## Given request
Only the lines from the start of the data to the line containing "0.654, 0.643, 0.643];", both included, should be output, exactly and without pictures.

## Raw data

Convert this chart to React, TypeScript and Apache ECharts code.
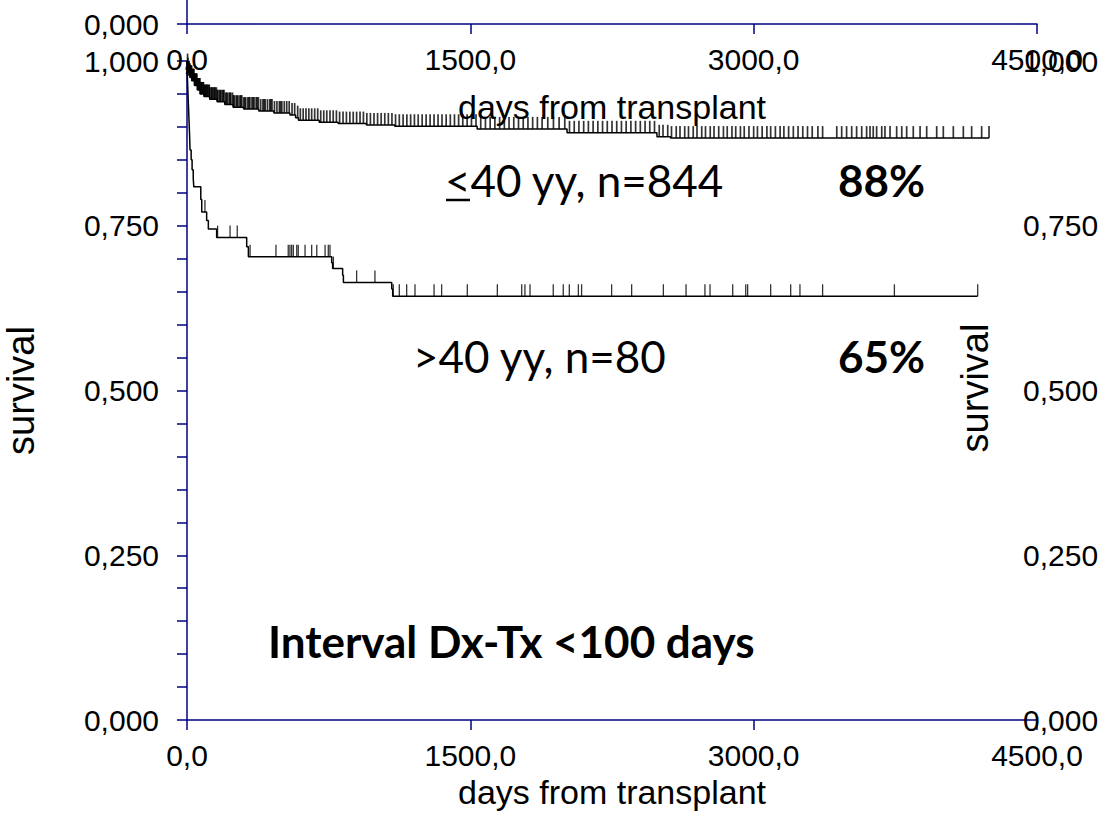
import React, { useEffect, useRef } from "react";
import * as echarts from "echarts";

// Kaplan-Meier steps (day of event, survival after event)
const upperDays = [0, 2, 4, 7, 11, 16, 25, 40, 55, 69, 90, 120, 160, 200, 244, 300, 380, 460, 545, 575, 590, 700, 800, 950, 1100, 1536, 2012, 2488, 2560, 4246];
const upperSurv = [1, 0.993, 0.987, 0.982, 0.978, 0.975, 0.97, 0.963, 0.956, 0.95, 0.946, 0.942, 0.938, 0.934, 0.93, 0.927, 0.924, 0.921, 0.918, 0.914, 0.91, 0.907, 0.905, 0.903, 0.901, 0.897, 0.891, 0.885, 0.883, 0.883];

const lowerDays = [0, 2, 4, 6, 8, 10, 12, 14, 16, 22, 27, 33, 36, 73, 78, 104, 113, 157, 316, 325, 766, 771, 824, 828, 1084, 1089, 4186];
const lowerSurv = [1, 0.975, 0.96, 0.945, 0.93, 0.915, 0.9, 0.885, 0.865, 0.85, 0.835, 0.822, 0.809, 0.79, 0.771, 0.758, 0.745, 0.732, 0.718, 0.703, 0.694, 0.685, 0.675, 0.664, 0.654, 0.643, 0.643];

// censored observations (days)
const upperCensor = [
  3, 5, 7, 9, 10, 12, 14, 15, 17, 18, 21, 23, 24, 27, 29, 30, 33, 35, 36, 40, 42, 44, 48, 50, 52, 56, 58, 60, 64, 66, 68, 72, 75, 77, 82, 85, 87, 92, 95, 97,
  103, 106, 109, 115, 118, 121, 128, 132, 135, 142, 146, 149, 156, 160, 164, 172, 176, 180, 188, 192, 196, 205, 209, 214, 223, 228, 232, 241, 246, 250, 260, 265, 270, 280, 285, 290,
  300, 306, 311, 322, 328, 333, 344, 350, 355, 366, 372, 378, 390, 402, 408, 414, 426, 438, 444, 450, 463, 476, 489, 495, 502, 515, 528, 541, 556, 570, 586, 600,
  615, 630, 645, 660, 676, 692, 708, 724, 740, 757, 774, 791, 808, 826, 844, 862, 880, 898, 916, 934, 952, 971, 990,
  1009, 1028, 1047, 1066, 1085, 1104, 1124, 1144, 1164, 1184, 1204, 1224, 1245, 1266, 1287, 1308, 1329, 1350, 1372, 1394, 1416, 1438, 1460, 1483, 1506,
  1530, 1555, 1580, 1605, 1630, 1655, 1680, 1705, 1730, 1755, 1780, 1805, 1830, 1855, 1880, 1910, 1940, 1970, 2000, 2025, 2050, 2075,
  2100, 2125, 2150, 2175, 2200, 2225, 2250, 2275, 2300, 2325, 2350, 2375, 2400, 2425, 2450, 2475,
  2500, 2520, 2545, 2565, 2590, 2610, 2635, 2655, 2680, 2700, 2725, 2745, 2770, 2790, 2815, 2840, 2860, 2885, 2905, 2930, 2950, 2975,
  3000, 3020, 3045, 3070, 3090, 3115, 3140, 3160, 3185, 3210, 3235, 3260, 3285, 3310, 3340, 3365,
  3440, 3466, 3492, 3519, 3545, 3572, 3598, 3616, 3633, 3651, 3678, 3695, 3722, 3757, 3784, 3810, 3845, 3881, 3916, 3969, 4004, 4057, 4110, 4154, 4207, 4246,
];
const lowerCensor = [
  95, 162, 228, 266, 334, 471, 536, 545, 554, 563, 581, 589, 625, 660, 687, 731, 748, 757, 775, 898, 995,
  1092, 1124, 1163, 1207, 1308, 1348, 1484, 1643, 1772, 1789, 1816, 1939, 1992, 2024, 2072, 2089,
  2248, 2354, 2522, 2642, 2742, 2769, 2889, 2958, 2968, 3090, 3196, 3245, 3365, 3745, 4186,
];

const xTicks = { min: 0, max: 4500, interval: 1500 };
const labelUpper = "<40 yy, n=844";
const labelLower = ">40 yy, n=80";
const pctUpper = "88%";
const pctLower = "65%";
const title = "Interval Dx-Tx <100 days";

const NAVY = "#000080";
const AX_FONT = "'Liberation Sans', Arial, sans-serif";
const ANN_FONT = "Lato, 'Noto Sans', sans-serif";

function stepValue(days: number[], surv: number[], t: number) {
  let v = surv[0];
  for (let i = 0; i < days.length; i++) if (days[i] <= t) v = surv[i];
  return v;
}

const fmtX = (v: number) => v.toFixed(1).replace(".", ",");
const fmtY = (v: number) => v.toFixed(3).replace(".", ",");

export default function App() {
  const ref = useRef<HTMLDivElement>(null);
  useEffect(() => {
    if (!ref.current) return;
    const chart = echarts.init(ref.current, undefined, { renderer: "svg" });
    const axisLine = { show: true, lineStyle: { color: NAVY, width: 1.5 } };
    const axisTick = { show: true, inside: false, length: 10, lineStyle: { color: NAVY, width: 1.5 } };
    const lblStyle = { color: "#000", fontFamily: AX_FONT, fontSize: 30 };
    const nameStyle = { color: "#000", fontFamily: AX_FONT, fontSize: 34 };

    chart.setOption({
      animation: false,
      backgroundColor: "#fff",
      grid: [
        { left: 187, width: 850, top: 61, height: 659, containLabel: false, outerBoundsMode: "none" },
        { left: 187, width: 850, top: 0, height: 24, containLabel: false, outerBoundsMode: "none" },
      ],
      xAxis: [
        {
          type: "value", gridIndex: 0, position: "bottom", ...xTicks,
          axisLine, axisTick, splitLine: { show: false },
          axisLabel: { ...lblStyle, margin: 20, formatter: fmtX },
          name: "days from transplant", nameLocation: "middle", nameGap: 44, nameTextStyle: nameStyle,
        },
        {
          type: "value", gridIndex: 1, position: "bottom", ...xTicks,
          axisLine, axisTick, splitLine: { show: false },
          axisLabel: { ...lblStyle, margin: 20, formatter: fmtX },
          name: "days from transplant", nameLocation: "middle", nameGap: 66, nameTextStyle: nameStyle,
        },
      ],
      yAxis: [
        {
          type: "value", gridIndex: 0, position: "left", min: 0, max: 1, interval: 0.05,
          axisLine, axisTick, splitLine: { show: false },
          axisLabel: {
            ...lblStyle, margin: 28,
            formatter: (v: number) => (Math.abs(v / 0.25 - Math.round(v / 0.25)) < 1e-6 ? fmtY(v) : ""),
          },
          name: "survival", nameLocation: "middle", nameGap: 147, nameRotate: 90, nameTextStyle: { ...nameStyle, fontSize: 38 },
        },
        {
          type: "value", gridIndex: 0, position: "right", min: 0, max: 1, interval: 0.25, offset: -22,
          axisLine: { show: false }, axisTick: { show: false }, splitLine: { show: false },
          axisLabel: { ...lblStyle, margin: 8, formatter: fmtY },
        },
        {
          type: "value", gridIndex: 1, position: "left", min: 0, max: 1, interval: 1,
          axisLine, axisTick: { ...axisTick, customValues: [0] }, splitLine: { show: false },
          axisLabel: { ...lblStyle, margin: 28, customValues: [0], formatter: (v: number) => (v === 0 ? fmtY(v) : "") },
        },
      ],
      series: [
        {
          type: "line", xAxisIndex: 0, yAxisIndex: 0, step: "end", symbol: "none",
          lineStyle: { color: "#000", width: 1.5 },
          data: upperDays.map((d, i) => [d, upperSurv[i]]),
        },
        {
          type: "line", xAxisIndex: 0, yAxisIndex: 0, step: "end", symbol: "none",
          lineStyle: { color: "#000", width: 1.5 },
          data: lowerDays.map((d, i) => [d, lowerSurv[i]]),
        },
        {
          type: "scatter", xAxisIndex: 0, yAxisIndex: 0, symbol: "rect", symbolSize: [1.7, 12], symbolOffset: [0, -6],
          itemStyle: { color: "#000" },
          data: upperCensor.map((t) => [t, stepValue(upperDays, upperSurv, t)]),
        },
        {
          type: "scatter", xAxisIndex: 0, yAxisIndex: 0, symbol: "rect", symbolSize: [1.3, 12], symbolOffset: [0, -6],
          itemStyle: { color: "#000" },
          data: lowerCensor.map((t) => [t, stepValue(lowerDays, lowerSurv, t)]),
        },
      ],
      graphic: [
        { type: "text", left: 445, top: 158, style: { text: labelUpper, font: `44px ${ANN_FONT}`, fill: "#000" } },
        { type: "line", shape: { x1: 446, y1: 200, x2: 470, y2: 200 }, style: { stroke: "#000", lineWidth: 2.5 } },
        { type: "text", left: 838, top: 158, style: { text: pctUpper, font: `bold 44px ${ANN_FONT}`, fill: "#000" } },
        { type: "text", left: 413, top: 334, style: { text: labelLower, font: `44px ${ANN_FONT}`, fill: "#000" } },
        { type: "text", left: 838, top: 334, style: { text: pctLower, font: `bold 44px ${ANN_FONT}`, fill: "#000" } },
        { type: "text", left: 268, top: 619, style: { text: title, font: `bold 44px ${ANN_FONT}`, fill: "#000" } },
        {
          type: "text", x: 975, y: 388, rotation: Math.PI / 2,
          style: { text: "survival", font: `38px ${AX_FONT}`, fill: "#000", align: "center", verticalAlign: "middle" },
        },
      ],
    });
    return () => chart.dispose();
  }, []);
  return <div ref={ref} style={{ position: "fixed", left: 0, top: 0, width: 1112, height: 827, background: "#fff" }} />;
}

## Exercise result
Convert this chart to React, TypeScript and Apache ECharts code.
import React, { useEffect, useRef } from "react";
import * as echarts from "echarts";

// Kaplan-Meier steps (day of event, survival after event)
const upperDays = [0, 2, 4, 7, 11, 16, 25, 40, 55, 69, 90, 120, 160, 200, 244, 300, 380, 460, 545, 575, 590, 700, 800, 950, 1100, 1536, 2012, 2488, 2560, 4246];
const upperSurv = [1, 0.993, 0.987, 0.982, 0.978, 0.975, 0.97, 0.963, 0.956, 0.95, 0.946, 0.942, 0.938, 0.934, 0.93, 0.927, 0.924, 0.921, 0.918, 0.914, 0.91, 0.907, 0.905, 0.903, 0.901, 0.897, 0.891, 0.885, 0.883, 0.883];

const lowerDays = [0, 2, 4, 6, 8, 10, 12, 14, 16, 22, 27, 33, 36, 73, 78, 104, 113, 157, 316, 325, 766, 771, 824, 828, 1084, 1089, 4186];
const lowerSurv = [1, 0.975, 0.96, 0.945, 0.93, 0.915, 0.9, 0.885, 0.865, 0.85, 0.835, 0.822, 0.809, 0.79, 0.771, 0.758, 0.745, 0.732, 0.718, 0.703, 0.694, 0.685, 0.675, 0.664, 0.654, 0.643, 0.643];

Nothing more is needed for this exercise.